→ WHAT THE TASK ASKS
Extract and list every line that contains the word "this".

→ LISTING
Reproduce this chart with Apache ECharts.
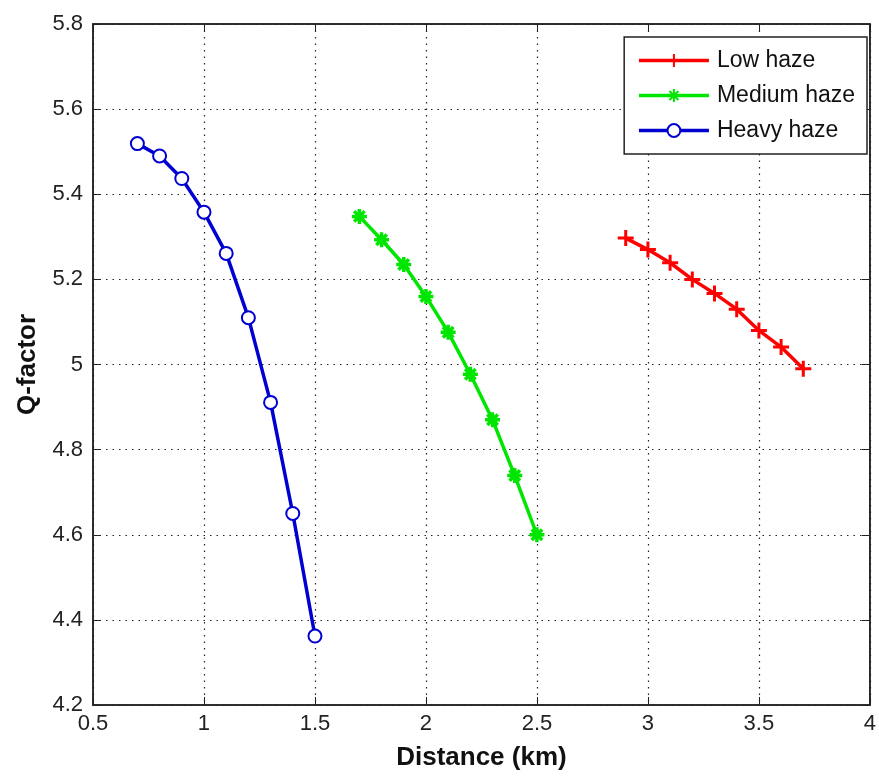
<!DOCTYPE html>
<html><head><meta charset="utf-8">
<script src="https://cdn.jsdelivr.net/npm/echarts@6/dist/echarts.min.js"></script>
<style>html,body{margin:0;padding:0;background:#fff}#c{width:879px;height:776px}</style>
</head><body><div id="c"></div>
<script>
const lowX = [2.9, 3.0, 3.1, 3.2, 3.3, 3.4, 3.5, 3.6, 3.7];
const lowY = [5.297, 5.27, 5.239, 5.20, 5.167, 5.13, 5.08, 5.041, 4.99];
const medX = [1.7, 1.8, 1.9, 2.0, 2.1, 2.2, 2.3, 2.4, 2.5];
const medY = [5.348, 5.293, 5.235, 5.16, 5.076, 4.977, 4.87, 4.739, 4.60];
const heavyX = [0.7, 0.8, 0.9, 1.0, 1.1, 1.2, 1.3, 1.4, 1.5];
const heavyY = [5.519, 5.49, 5.437, 5.358, 5.261, 5.11, 4.911, 4.65, 4.362];
const seriesNames = ['Low haze', 'Medium haze', 'Heavy haze'];
const xTitle = 'Distance (km)';
const yTitle = 'Q-factor';

const zip = (xs, ys) => xs.map((x, i) => [x, ys[i]]);
const font = 'Liberation Sans, Arial, sans-serif';
const plusPath = 'path://M5,0L5,10M0,5L10,5';
const starPath = 'path://M5,0L5,10M0,5L10,5M1.5,1.5L8.5,8.5M8.5,1.5L1.5,8.5';

const chart = echarts.init(document.getElementById('c'));
const gridLine = {show: true, lineStyle: {color: '#222', type: [1.5, 5], width: 1.2}};
const tickStyle = {show: true, inside: true, length: 8, lineStyle: {color: '#222'}};
chart.setOption({
  animation: false,
  backgroundColor: '#fff',
  grid: {left: 93, right: 2, top: 24, bottom: 70, show: true, borderColor: '#222', borderWidth: 1.5},
  legend: {
    right: 12, top: 37, orient: 'vertical', align: 'left',
    backgroundColor: '#fff', borderColor: '#222', borderWidth: 1.5,
    padding: [11, 12, 11, 13], itemGap: 10, itemWidth: 70, itemHeight: 16,
    lineStyle: {width: 3.5},
    textStyle: {fontFamily: font, fontSize: 23, lineHeight: 25, color: '#111', padding: [0, 0, 0, 3]},
    data: seriesNames
  },
  xAxis: [{
    type: 'value', min: 0.5, max: 4, interval: 0.5,
    name: xTitle, nameLocation: 'middle', nameGap: 40,
    nameTextStyle: {fontFamily: font, fontSize: 26, fontWeight: 'bold', color: '#111'},
    axisLine: {show: true, onZero: false, lineStyle: {color: '#222', width: 1.5}},
    axisTick: tickStyle,
    axisLabel: {fontFamily: font, fontSize: 22, color: '#222', margin: 8},
    splitLine: gridLine
  }, {
    type: 'value', min: 0.5, max: 4, interval: 0.5, position: 'top',
    axisLine: {show: true, lineStyle: {color: '#222', width: 1.5}},
    axisTick: tickStyle,
    axisLabel: {show: false}, splitLine: {show: false}
  }],
  yAxis: [{
    type: 'value', min: 4.2, max: 5.8, interval: 0.2,
    name: yTitle, nameLocation: 'middle', nameGap: 52, nameRotate: 90,
    nameTextStyle: {fontFamily: font, fontSize: 26, fontWeight: 'bold', color: '#111'},
    axisLine: {show: true, onZero: false, lineStyle: {color: '#222', width: 1.5}},
    axisTick: tickStyle,
    axisLabel: {fontFamily: font, fontSize: 22, color: '#222', margin: 10,
      formatter: v => String(Math.round(v * 10) / 10)},
    splitLine: gridLine
  }, {
    type: 'value', min: 4.2, max: 5.8, interval: 0.2, position: 'right',
    axisLine: {show: true, lineStyle: {color: '#222', width: 1.5}},
    axisTick: tickStyle,
    axisLabel: {show: false}, splitLine: {show: false}
  }],
  series: [{
    name: seriesNames[0], type: 'line', data: zip(lowX, lowY),
    symbol: plusPath, symbolSize: 16,
    lineStyle: {color: '#ff0000', width: 3.5},
    itemStyle: {color: '#ff0000', borderColor: '#ff0000', borderWidth: 3}
  }, {
    name: seriesNames[1], type: 'line', data: zip(medX, medY),
    symbol: starPath, symbolSize: 15,
    lineStyle: {color: '#00e600', width: 3.5},
    itemStyle: {color: '#00e600', borderColor: '#00e600', borderWidth: 3.5}
  }, {
    name: seriesNames[2], type: 'line', data: zip(heavyX, heavyY),
    symbol: 'emptyCircle', symbolSize: 13,
    lineStyle: {color: '#0000d0', width: 3.5},
    itemStyle: {color: '#0000d0', borderColor: '#0000d0', borderWidth: 3}
  }]
});
</script></body></html>
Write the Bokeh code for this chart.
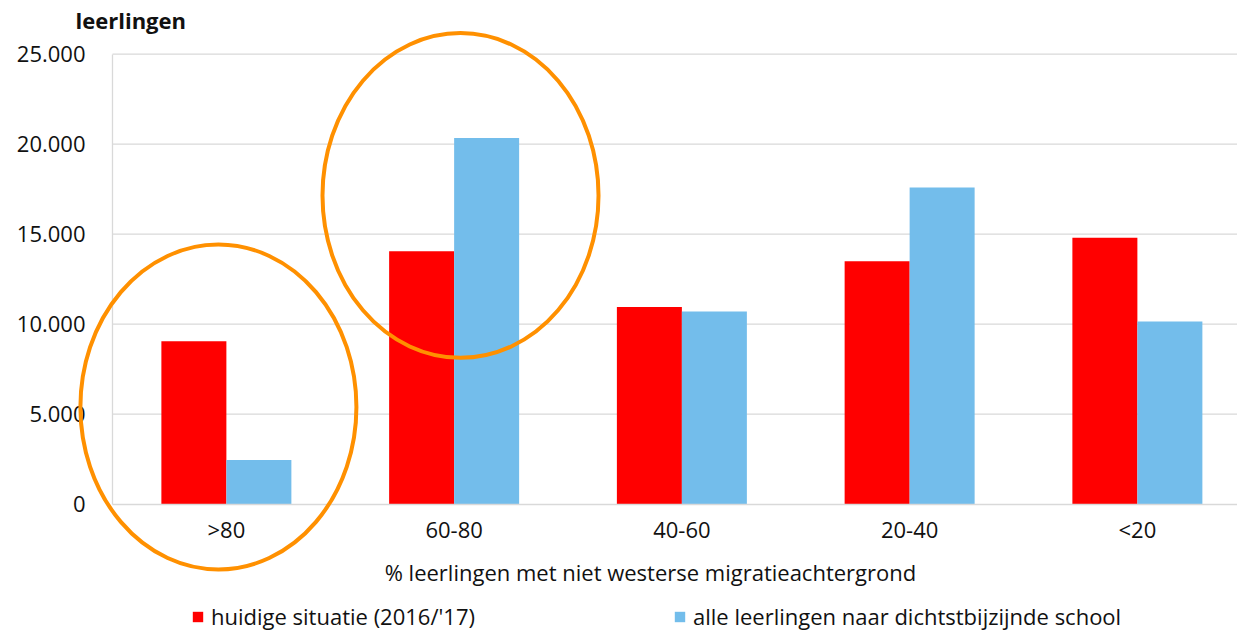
from bokeh.plotting import figure
from bokeh.models import (Range1d, LinearAxis, FixedTicker, Label, Legend,
                          LegendItem, ColumnDataSource)
from bokeh.transform import dodge
from bokeh.embed import file_html
from bokeh.resources import INLINE

# ---------------- data ----------------
categories = [">80", "60-80", "40-60", "20-40", "<20"]
huidig = [9050, 14050, 10950, 13500, 14800]
dichtstbij = [2450, 20350, 10700, 17600, 10150]
series_names = ["huidige situatie (2016/'17)",
                "alle leerlingen naar dichtstbijzijnde school"]
y_ticks = [0, 5000, 10000, 15000, 20000, 25000]
y_tick_labels = ["0", "5.000", "10.000", "15.000", "20.000", "25.000"]
y_title = "leerlingen"
x_title = "% leerlingen met niet westerse migratieachtergrond"
highlight = [">80", "60-80"]

# ---------------- style ----------------
FONT = "Open Sans"
FS = "22px"
TXT = "#111111"
GRID = "#D9D9D9"
RED = "#FF0000"
BLUE = "#73BDEB"
ORANGE = "#FF9000"

n = len(categories)
xs = list(range(n))

p = figure(width=1237, height=633, output_backend="svg", toolbar_location=None,
           x_range=Range1d(-0.9918, 4.4396), y_range=Range1d(-7183, 27983),
           x_axis_type=None, y_axis_type=None, min_border=0,
           outline_line_color=None)
p.xgrid.visible = False
p.ygrid.visible = False

# gridlines
p.segment(x0=-0.5, x1=n, y0=y_ticks[1:], y1=y_ticks[1:],
          line_color=GRID, line_width=1.3)

src = ColumnDataSource(dict(x=xs, huidig=huidig, dichtstbij=dichtstbij))
bw = 0.2854
r1 = p.vbar(x=dodge("x", -bw / 2, range=p.x_range), top="huidig", width=bw,
            source=src, fill_color=RED, line_color=None)
r2 = p.vbar(x=dodge("x", bw / 2, range=p.x_range), top="dichtstbij", width=bw,
            source=src, fill_color=BLUE, line_color=None)

# axes
yaxis = LinearAxis(fixed_location=-0.5, bounds=(0, 25000),
                   ticker=FixedTicker(ticks=y_ticks),
                   major_label_overrides=dict(zip(y_ticks, y_tick_labels)),
                   major_tick_in=0, major_tick_out=0, minor_tick_in=0,
                   minor_tick_out=0, axis_line_color=GRID, axis_line_width=1.3,
                   major_label_standoff=27,
                   major_label_text_font=FONT, major_label_text_font_size=FS,
                   major_label_text_color=TXT)
p.add_layout(yaxis, "left")

xaxis = LinearAxis(fixed_location=0, bounds=(-0.5, n),
                   ticker=FixedTicker(ticks=xs),
                   major_label_overrides=dict(zip(xs, categories)),
                   major_tick_in=0, major_tick_out=0, minor_tick_in=0,
                   minor_tick_out=0, axis_line_color=GRID, axis_line_width=1.3,
                   major_label_standoff=10,
                   major_label_text_font=FONT, major_label_text_font_size=FS,
                   major_label_text_color=TXT)
p.add_layout(xaxis, "below")

# highlight ellipses
hx = [categories.index(c) for c in highlight]
e = p.ellipse(x=[hx[0] - 0.035, hx[1] + 0.028], y=[5400, 17150],
              width=1.212, height=18050, fill_color=None,
              line_color=ORANGE, line_width=4)
e.level = "overlay"

# titles
p.add_layout(Label(x=-0.6625, y=26872, text=y_title, text_font=FONT,
                   text_font_size=FS, text_font_style="bold",
                   text_color=TXT, text_baseline="middle"))
p.add_layout(Label(x=1.862, y=-3739, text=x_title, text_font=FONT,
                   text_font_size=FS, text_color=TXT, text_align="center",
                   text_baseline="middle"))

# legend
legend = Legend(items=[LegendItem(label=series_names[0], renderers=[r1]),
                       LegendItem(label=series_names[1], renderers=[r2])],
                orientation="horizontal", location=(191, 2),
                glyph_width=13, glyph_height=13, label_standoff=7,
                label_width=462, spacing=0, padding=0, margin=0,
                border_line_color=None, background_fill_alpha=0,
                label_text_font=FONT, label_text_font_size=FS,
                label_text_color=TXT)
p.add_layout(legend)

open("out.html", "w").write(file_html(p, INLINE))
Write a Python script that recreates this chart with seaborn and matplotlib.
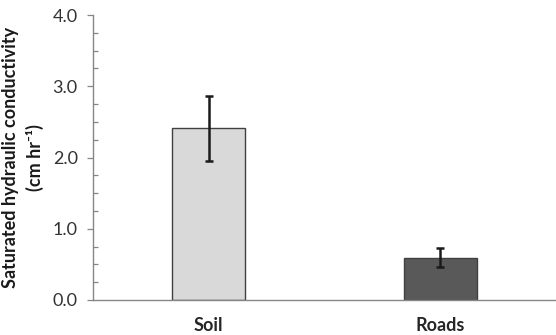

→ RESULT OF THE EXERCISE
Reproduce this chart with Apache ECharts.
Write the Bokeh code for this chart.
Write a Python script that recreates this chart with seaborn and matplotlib.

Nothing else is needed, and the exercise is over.